▸ What to do
Starting from the top of the material, restate each line exactly until the line that contains "(0,0) rectangle (1884,1022);", which is also copied. Pictures are excluded.

━━ Data ━━

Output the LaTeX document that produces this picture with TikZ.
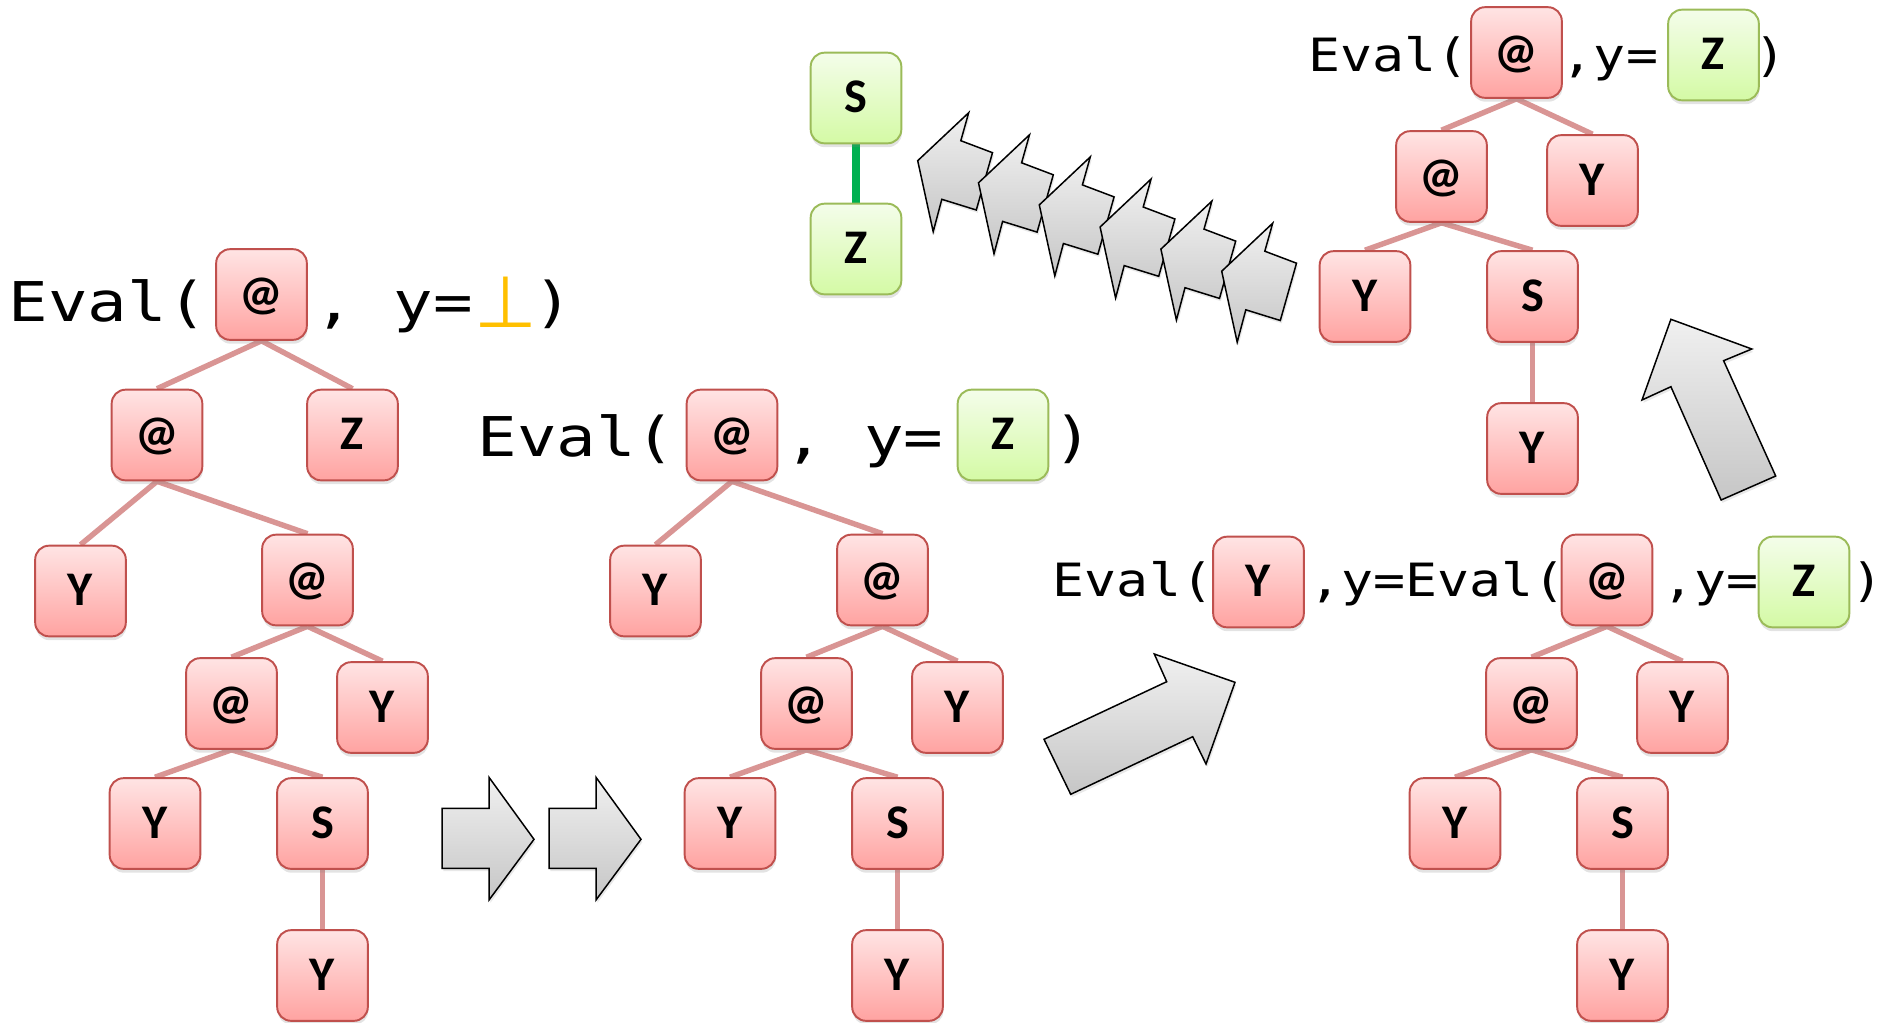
\documentclass[tikz,border=0pt]{standalone}
\usepackage{fontspec}
\setmainfont{DejaVu Sans}
\newfontfamily\evalbig[FakeStretch=1.2]{DejaVu Sans Mono}
\newfontfamily\evalsmall[FakeStretch=1.16]{DejaVu Sans Mono}
\newfontfamily\boxfont{Carlito}
\newfontfamily\symfont{DejaVu Sans}
\usetikzlibrary{shadows}

\definecolor{nodeborder}{RGB}{192,80,77}
\definecolor{nodetop}{RGB}{255,228,228}
\definecolor{nodebot}{RGB}{255,163,161}
\definecolor{greenborder}{RGB}{155,187,89}
\definecolor{greentop}{RGB}{244,253,234}
\definecolor{greenbot}{RGB}{212,250,165}
\definecolor{edgepink}{RGB}{217,149,148}
\definecolor{linkgreen}{RGB}{0,176,80}
\definecolor{bottomgold}{RGB}{255,192,0}
\definecolor{arrowtop}{RGB}{240,240,240}
\definecolor{arrowbot}{RGB}{198,198,198}

\pgfdeclarelayer{background}
\pgfsetlayers{background,main}

\begin{document}
\begin{tikzpicture}[x=0.02cm, y=-0.02cm,
  term/.style={rounded corners=7.9pt, minimum width=51.6pt, minimum height=51.6pt,
    inner sep=0pt, line width=1.1pt, text height=17pt, text depth=0pt,
    font=\boxfont\bfseries\fontsize{27.5}{27.5}\selectfont,
    drop shadow={shadow xshift=0.3pt, shadow yshift=-2.2pt, opacity=0.22}},
  redterm/.style={term, draw=nodeborder, top color=nodetop, bottom color=nodebot},
  greenterm/.style={term, draw=greenborder, top color=greentop, bottom color=greenbot},
  treeedge/.style={draw=edgepink, line width=3.1pt},
  greenlink/.style={draw=linkgreen, line width=4pt},
  bigcode/.style={inner sep=0pt, anchor=base, font=\evalbig\fontsize{31.2}{31.2}\selectfont},
  smallcode/.style={inner sep=0pt, anchor=base, font=\evalsmall\fontsize{26.1}{26.1}\selectfont},
  blockarrow/.style={draw=black, line width=0.85pt, line join=miter,
    top color=arrowtop, bottom color=arrowbot,
    drop shadow={shadow xshift=0.8pt, shadow yshift=-1.6pt, opacity=0.18}}
]
\useasboundingbox (0,0) rectangle (1884,1022);

% ---- first term: Eval(@, y=bottom) ----
\node[bigcode] (t1a) at (107.8,321) {Eval(};
\node[bigcode] (t1b) at (394,321) {, y=};
\node[inner sep=0pt, anchor=base, text=bottomgold,
      font=\symfont\fontsize{41}{41}\selectfont] (t1c) at (505.5,327) {\makebox[0pt]{⊥}};
\node[bigcode] (t1d) at (553,321) {)};

\node[redterm] (r1) at (261.5,294.5) {@};
\node[redterm] (a1) at (157,435) {@};
\node[redterm] (z1) at (352.5,435) {Z};
\node[redterm] (y1) at (80.5,591) {Y};
\node[redterm] (b1) at (307.5,580) {@};
\node[redterm] (c1) at (231.5,703.5) {@};
\node[redterm] (y2) at (382.5,707.5) {Y};
\node[redterm] (y3) at (155,823.5) {Y};
\node[redterm] (s1) at (322.5,823.5) {S};
\node[redterm] (y4) at (322.5,975.5) {Y};

% ---- second term: Eval(@, y=Z) ----
\node[bigcode] (t2a) at (576.5,456) {Eval(};
\node[bigcode] (t2b) at (864,456) {, y=};
\node[bigcode] (t2c) at (1073,456) {)};
\node[greenterm] (g1) at (1003,435) {Z};

\node[redterm] (r2) at (732,435) {@};
\node[redterm] (y5) at (655.5,591) {Y};
\node[redterm] (b2) at (882.5,580) {@};
\node[redterm] (c2) at (806.5,703.5) {@};
\node[redterm] (y6) at (957.5,707.5) {Y};
\node[redterm] (y7) at (730,823.5) {Y};
\node[redterm] (s2) at (897.5,823.5) {S};
\node[redterm] (y8) at (897.5,975.5) {Y};

% ---- third term: Eval(Y, y=Eval(@, y=Z)) ----
\node[smallcode] (t3a) at (1133,596) {Eval(};
\node[smallcode] (t3b) at (1437.5,596) {,y=Eval(};
\node[smallcode] (t3c) at (1710.5,596) {,y=};
\node[smallcode] (t3d) at (1867,596) {)};
\node[redterm] (ye) at (1258.5,582) {Y};
\node[greenterm] (g2) at (1804,582) {Z};

\node[redterm] (r3) at (1607,580) {@};
\node[redterm] (c3) at (1531.5,703.5) {@};
\node[redterm] (y9) at (1682.5,707.5) {Y};
\node[redterm] (y10) at (1455,823.5) {Y};
\node[redterm] (s3) at (1622.5,823.5) {S};
\node[redterm] (y11) at (1622.5,975.5) {Y};

% ---- fourth term: Eval(@, y=Z) ----
\node[smallcode] (t4a) at (1388.5,71) {Eval(};
\node[smallcode] (t4b) at (1610,71) {,y=};
\node[smallcode] (t4c) at (1770,71) {)};
\node[greenterm] (g3) at (1713.5,55) {Z};

\node[redterm] (r4) at (1516.5,52.5) {@};
\node[redterm] (c4) at (1441.5,176.5) {@};
\node[redterm] (y12) at (1592.5,180.5) {Y};
\node[redterm] (y13) at (1365,296.5) {Y};
\node[redterm] (s4) at (1532.5,296.5) {S};
\node[redterm] (y14) at (1532.5,448.5) {Y};

% ---- result: S over Z ----
\node[greenterm] (gs) at (856,98) {S};
\node[greenterm] (gz) at (856,249) {Z};

% ---- tree edges ----
\begin{pgfonlayer}{background}
  \foreach \p/\c in {r1/a1, r1/z1, a1/y1, a1/b1, b1/c1, b1/y2, c1/y3, c1/s1, s1/y4,
                     r2/y5, r2/b2, b2/c2, b2/y6, c2/y7, c2/s2, s2/y8,
                     r3/c3, r3/y9, c3/y10, c3/s3, s3/y11,
                     r4/c4, r4/y12, c4/y13, c4/s4, s4/y14}
    \draw[treeedge] (\p.south) -- (\c.north);
  \draw[greenlink] (gs.south) -- (gz.north);
\end{pgfonlayer}

% ---- step arrows ----
\draw[blockarrow] (442,808.3) -- (489,808.3) -- (489,777.3) -- (534,839.3)
  -- (489,900) -- (489,868.3) -- (442,868.3) -- cycle;
\draw[blockarrow, shift={(107,0)}] (442,808.3) -- (489,808.3) -- (489,777.3) -- (534,839.3)
  -- (489,900) -- (489,868.3) -- (442,868.3) -- cycle;

\draw[blockarrow] (1044,739.3) -- (1166.7,681.7) -- (1154.3,654) -- (1235,682.3)
  -- (1206,764) -- (1192.7,736.7) -- (1070.7,794.3) -- cycle;

\draw[blockarrow] (1670.9,319.3) -- (1751.8,349) -- (1723.6,360.7) -- (1775.7,476)
  -- (1721.1,500) -- (1670.9,386.7) -- (1642,400) -- cycle;

\foreach \i in {0,...,5}
  \draw[blockarrow, shift={(\i*60.8,\i*22.1)}] (917.7,160.7) -- (968.7,112.7)
    -- (960.8,140.7) -- (992.5,152.7) -- (976.3,210) -- (941.8,199.3)
    -- (933.2,231.7) -- cycle;
\end{tikzpicture}
\end{document}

━━━

▸ Problem solution
Output the LaTeX document that produces this picture with TikZ.
\documentclass[tikz,border=0pt]{standalone}
\usepackage{fontspec}
\setmainfont{DejaVu Sans}
\newfontfamily\evalbig[FakeStretch=1.2]{DejaVu Sans Mono}
\newfontfamily\evalsmall[FakeStretch=1.16]{DejaVu Sans Mono}
\newfontfamily\boxfont{Carlito}
\newfontfamily\symfont{DejaVu Sans}
\usetikzlibrary{shadows}

\definecolor{nodeborder}{RGB}{192,80,77}
\definecolor{nodetop}{RGB}{255,228,228}
\definecolor{nodebot}{RGB}{255,163,161}
\definecolor{greenborder}{RGB}{155,187,89}
\definecolor{greentop}{RGB}{244,253,234}
\definecolor{greenbot}{RGB}{212,250,165}
\definecolor{edgepink}{RGB}{217,149,148}
\definecolor{linkgreen}{RGB}{0,176,80}
\definecolor{bottomgold}{RGB}{255,192,0}
\definecolor{arrowtop}{RGB}{240,240,240}
\definecolor{arrowbot}{RGB}{198,198,198}

\pgfdeclarelayer{background}
\pgfsetlayers{background,main}

\begin{document}
\begin{tikzpicture}[x=0.02cm, y=-0.02cm,
  term/.style={rounded corners=7.9pt, minimum width=51.6pt, minimum height=51.6pt,
    inner sep=0pt, line width=1.1pt, text height=17pt, text depth=0pt,
    font=\boxfont\bfseries\fontsize{27.5}{27.5}\selectfont,
    drop shadow={shadow xshift=0.3pt, shadow yshift=-2.2pt, opacity=0.22}},
  redterm/.style={term, draw=nodeborder, top color=nodetop, bottom color=nodebot},
  greenterm/.style={term, draw=greenborder, top color=greentop, bottom color=greenbot},
  treeedge/.style={draw=edgepink, line width=3.1pt},
  greenlink/.style={draw=linkgreen, line width=4pt},
  bigcode/.style={inner sep=0pt, anchor=base, font=\evalbig\fontsize{31.2}{31.2}\selectfont},
  smallcode/.style={inner sep=0pt, anchor=base, font=\evalsmall\fontsize{26.1}{26.1}\selectfont},
  blockarrow/.style={draw=black, line width=0.85pt, line join=miter,
    top color=arrowtop, bottom color=arrowbot,
    drop shadow={shadow xshift=0.8pt, shadow yshift=-1.6pt, opacity=0.18}}
]
\useasboundingbox (0,0) rectangle (1884,1022);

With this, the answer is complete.